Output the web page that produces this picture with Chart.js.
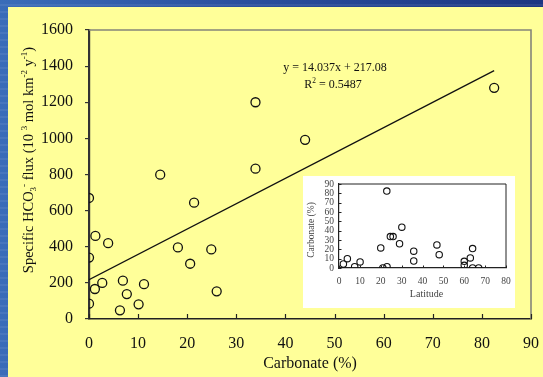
<!DOCTYPE html>
<html>
<head>
<meta charset="utf-8">
<script src="https://cdn.jsdelivr.net/npm/chart.js@4.4.1/dist/chart.umd.min.js"></script>
<style>
  body {
    margin: 0; width: 543px; height: 377px; overflow: hidden; position: relative;
    background:
      repeating-linear-gradient(0deg, rgba(255,255,255,0.07) 0 2px, transparent 2px 7px),
      linear-gradient(90deg, #3a6cb9 0%, #2a4f9e 45%, #1c3682 100%);
  }
  #panel { position: absolute; left: 8px; top: 7px; width: 535px; height: 370px; background: #ffff99; }
  #main { position: absolute; left: 0; top: 0; }
  #insetBox { position: absolute; left: 303px; top: 176px; width: 212px; height: 132px; background: #fff; }
</style>
</head>
<body>
<div id="panel"></div>
<canvas id="main" width="543" height="377"></canvas>
<div id="insetBox"><canvas id="inset" width="212" height="132"></canvas></div>
<script>
// carbonate content (%) vs specific bicarbonate flux, one value per basin
const carbonate = [0, 0, 0, 1.3, 3.9, 1.2, 2.7, 6.9, 7.7, 6.3, 10.1, 11.2, 14.5, 21.4, 18.1, 20.6, 24.9, 26.0, 33.9, 33.9, 44.0, 82.5];
const hco3Flux = [670, 340, 85, 460, 420, 166, 200, 212, 138, 48, 81, 193, 799, 644, 396, 306, 385, 153, 1200, 832, 992, 1280];

// linear fit as printed on the chart
const fitSlope = 14.037;
const fitIntercept = 217.08;
const fitR2 = 0.5487;

// inset: carbonate (%) by latitude
const latitude = [2.1, 4.0, 7.5, 10.1, 20, 21, 23, 22.9, 24.6, 25.9, 29, 30.1, 35.8, 35.8, 46.9, 48, 60, 60, 62.9, 64, 64, 66.9];
const latCarbonate = [4.3, 10, 1.4, 6.5, 21.5, 0, 1.4, 82.4, 33.7, 33.7, 26, 43.7, 18, 7.5, 24.7, 14.3, 7.2, 2.9, 10.8, 20.8, 0, 0];

const mainX = { min: 0, max: 90, step: 10 };
const mainY = { min: 0, max: 1600, step: 200 };
const insetX = { min: 0, max: 80, step: 10 };
const insetY = { min: 0, max: 90, step: 10 };

const SERIF = '"Liberation Serif", "Times New Roman", serif';
const plain = v => String(v);

function pairs(xs, ys) {
  return xs.map((x, i) => ({ x: x, y: ys[i] }));
}

// fixed box size for an axis; the end labels may hang over the padding
function fixBox(w, h) {
  return s => {
    if (w) s.width = w;
    if (h) s.height = h;
    s.paddingLeft = 0;
    s.paddingRight = 0;
    s.paddingTop = 0;
    s.paddingBottom = 0;
  };
}

// text with super/subscripts, centred on the current origin
function drawRich(ctx, parts, size) {
  const fontFor = k => (k === 'n' ? size : size * 0.62) + 'px ' + SERIF;
  let total = 0;
  const widths = parts.map(p => {
    ctx.font = fontFor(p[1]);
    const w = ctx.measureText(p[0]).width;
    total += w;
    return w;
  });
  let cx = -total / 2;
  parts.forEach((p, i) => {
    ctx.font = fontFor(p[1]);
    const dy = p[1] === 'sup' ? -size * 0.4 : p[1] === 'sub' ? size * 0.22 : 0;
    ctx.fillText(p[0], cx, dy);
    cx += widths[i];
  });
}

// inward tick marks plus the top/right frame
const frameTicks = {
  id: 'frameTicks',
  afterDraw(chart, args, o) {
    const { ctx, chartArea: a, scales: { x, y } } = chart;
    ctx.save();
    ctx.strokeStyle = o.frameColor;
    ctx.lineWidth = o.frameWidth;
    ctx.beginPath();
    ctx.moveTo(a.left, a.top);
    ctx.lineTo(a.right, a.top);
    ctx.lineTo(a.right, a.bottom);
    ctx.stroke();
    ctx.strokeStyle = o.tickColor;
    ctx.lineWidth = o.tickWidth;
    ctx.beginPath();
    if (o.xLen) {
      x.ticks.forEach(t => {
        const px = Math.round(x.getPixelForValue(t.value)) + 0.5;
        ctx.moveTo(px, a.bottom);
        ctx.lineTo(px, a.bottom - o.xLen);
      });
    }
    if (o.yLen) {
      y.ticks.forEach(t => {
        const py = Math.round(y.getPixelForValue(t.value)) + 0.5;
        ctx.moveTo(a.left, py);
        ctx.lineTo(a.left + o.yLen, py);
      });
    }
    ctx.stroke();
    ctx.restore();
  }
};

// axis titles and the fit equation
const mainLabels = {
  id: 'mainLabels',
  afterDraw(chart) {
    const { ctx, chartArea: a } = chart;
    ctx.save();
    ctx.fillStyle = '#111';
    ctx.textAlign = 'left';
    ctx.textBaseline = 'alphabetic';

    ctx.save();
    ctx.translate(33, 160);
    ctx.rotate(-Math.PI / 2);
    drawRich(ctx, [
      ['Specific HCO', 'n'], ['3', 'sub'], ['-', 'sup'], [' flux (10 ', 'n'], ['3', 'sup'],
      [' mol km', 'n'], ['-2', 'sup'], [' y', 'n'], ['-1', 'sup'], [')', 'n']
    ], 14.5);
    ctx.restore();

    ctx.save();
    ctx.translate((a.left + a.right) / 2, 368);
    drawRich(ctx, [['Carbonate (%)', 'n']], 16);
    ctx.restore();

    ctx.save();
    ctx.translate(335, 71);
    drawRich(ctx, [['y = ' + fitSlope.toFixed(3) + 'x + ' + fitIntercept.toFixed(2), 'n']], 12);
    ctx.restore();

    ctx.save();
    ctx.translate(333, 88);
    drawRich(ctx, [['R', 'n'], ['2', 'sup'], [' = ' + fitR2.toFixed(4), 'n']], 12);
    ctx.restore();

    ctx.restore();
  }
};

const fitEnd = Math.max(...carbonate);
const fitLine = [0, fitEnd].map(x => ({ x: x, y: fitSlope * x + fitIntercept }));

new Chart(document.getElementById('main'), {
  type: 'scatter',
  data: {
    datasets: [{
      label: 'basins',
      data: pairs(carbonate, hco3Flux),
      pointRadius: 4.5,
      pointBorderWidth: 1.3,
      pointBorderColor: '#111',
      pointBackgroundColor: 'rgba(0,0,0,0)'
    }, {
      type: 'line',
      label: 'fit',
      data: fitLine,
      borderColor: '#111',
      borderWidth: 1.3,
      pointRadius: 0
    }]
  },
  options: {
    responsive: false,
    animation: false,
    events: [],
    layout: { padding: { left: 0, top: 30, right: 12, bottom: 0 } },
    plugins: {
      legend: { display: false },
      tooltip: { enabled: false },
      frameTicks: { frameColor: '#85857a', frameWidth: 1.6, tickColor: '#222', tickWidth: 1.2, xLen: 5, yLen: 0 }
    },
    scales: {
      x: {
        type: 'linear',
        min: mainX.min, max: mainX.max,
        afterFit: fixBox(0, 58),
        grid: { display: false, drawTicks: false },
        border: { color: '#222', width: 1.6 },
        ticks: { stepSize: mainX.step, padding: 15, color: '#111', callback: plain, font: { family: SERIF, size: 16 } }
      },
      y: {
        min: mainY.min, max: mainY.max,
        afterFit: fixBox(89, 0),
        grid: { drawOnChartArea: false, tickLength: 4, color: '#333', lineWidth: 1.2 },
        border: { color: '#333', width: 2.2 },
        ticks: { stepSize: mainY.step, padding: 12, color: '#111', callback: plain, font: { family: SERIF, size: 16 } }
      }
    }
  },
  plugins: [frameTicks, mainLabels]
});

const insetLabels = {
  id: 'insetLabels',
  afterDraw(chart) {
    const { ctx, chartArea: a } = chart;
    ctx.save();
    ctx.fillStyle = '#444';
    ctx.textAlign = 'left';
    ctx.textBaseline = 'alphabetic';
    ctx.save();
    ctx.translate(11, (a.top + a.bottom) / 2 + 4);
    ctx.rotate(-Math.PI / 2);
    drawRich(ctx, [['Carbonate (%)', 'n']], 9.5);
    ctx.restore();
    ctx.save();
    ctx.translate((a.left + a.right) / 2 + 4, 121);
    drawRich(ctx, [['Latitude', 'n']], 10);
    ctx.restore();
    ctx.restore();
  }
};

new Chart(document.getElementById('inset'), {
  type: 'scatter',
  data: {
    datasets: [{
      label: 'carbonate by latitude',
      data: pairs(latitude, latCarbonate),
      pointRadius: 3.2,
      pointBorderWidth: 1.1,
      pointBorderColor: '#111',
      pointBackgroundColor: 'rgba(0,0,0,0)'
    }]
  },
  options: {
    responsive: false,
    animation: false,
    events: [],
    layout: { padding: { left: 0, top: 8, right: 9, bottom: 0 } },
    plugins: {
      legend: { display: false },
      tooltip: { enabled: false },
      frameTicks: { frameColor: '#222', frameWidth: 1, tickColor: '#222', tickWidth: 1, xLen: 2.5, yLen: 2.5 }
    },
    scales: {
      x: {
        type: 'linear',
        min: insetX.min, max: insetX.max,
        afterFit: fixBox(0, 40),
        grid: { display: false, drawTicks: false },
        border: { color: '#222', width: 1.2 },
        ticks: { stepSize: insetX.step, padding: 8, autoSkip: false, maxRotation: 0, color: '#444', callback: plain, font: { family: SERIF, size: 9.5 } }
      },
      y: {
        min: insetY.min, max: insetY.max,
        afterFit: fixBox(36, 0),
        grid: { display: false, drawTicks: false },
        border: { color: '#222', width: 1.2 },
        ticks: { stepSize: insetY.step, padding: 5, autoSkip: false, color: '#444', callback: plain, font: { family: SERIF, size: 9.5 } }
      }
    }
  },
  plugins: [frameTicks, insetLabels]
});
</script>
</body>
</html>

━━━━━━

**EXERCISE DETAILS:** Extract the lines exactly, please: the first line of the listing, the line with "const fitR2 = 0.5487;", and every line between them, but no pictures.

**FINISHED ANSWER:**
Output the web page that produces this picture with Chart.js.
<!DOCTYPE html>
<html>
<head>
<meta charset="utf-8">
<script src="https://cdn.jsdelivr.net/npm/chart.js@4.4.1/dist/chart.umd.min.js"></script>
<style>
  body {
    margin: 0; width: 543px; height: 377px; overflow: hidden; position: relative;
    background:
      repeating-linear-gradient(0deg, rgba(255,255,255,0.07) 0 2px, transparent 2px 7px),
      linear-gradient(90deg, #3a6cb9 0%, #2a4f9e 45%, #1c3682 100%);
  }
  #panel { position: absolute; left: 8px; top: 7px; width: 535px; height: 370px; background: #ffff99; }
  #main { position: absolute; left: 0; top: 0; }
  #insetBox { position: absolute; left: 303px; top: 176px; width: 212px; height: 132px; background: #fff; }
</style>
</head>
<body>
<div id="panel"></div>
<canvas id="main" width="543" height="377"></canvas>
<div id="insetBox"><canvas id="inset" width="212" height="132"></canvas></div>
<script>
// carbonate content (%) vs specific bicarbonate flux, one value per basin
const carbonate = [0, 0, 0, 1.3, 3.9, 1.2, 2.7, 6.9, 7.7, 6.3, 10.1, 11.2, 14.5, 21.4, 18.1, 20.6, 24.9, 26.0, 33.9, 33.9, 44.0, 82.5];
const hco3Flux = [670, 340, 85, 460, 420, 166, 200, 212, 138, 48, 81, 193, 799, 644, 396, 306, 385, 153, 1200, 832, 992, 1280];

// linear fit as printed on the chart
const fitSlope = 14.037;
const fitIntercept = 217.08;
const fitR2 = 0.5487;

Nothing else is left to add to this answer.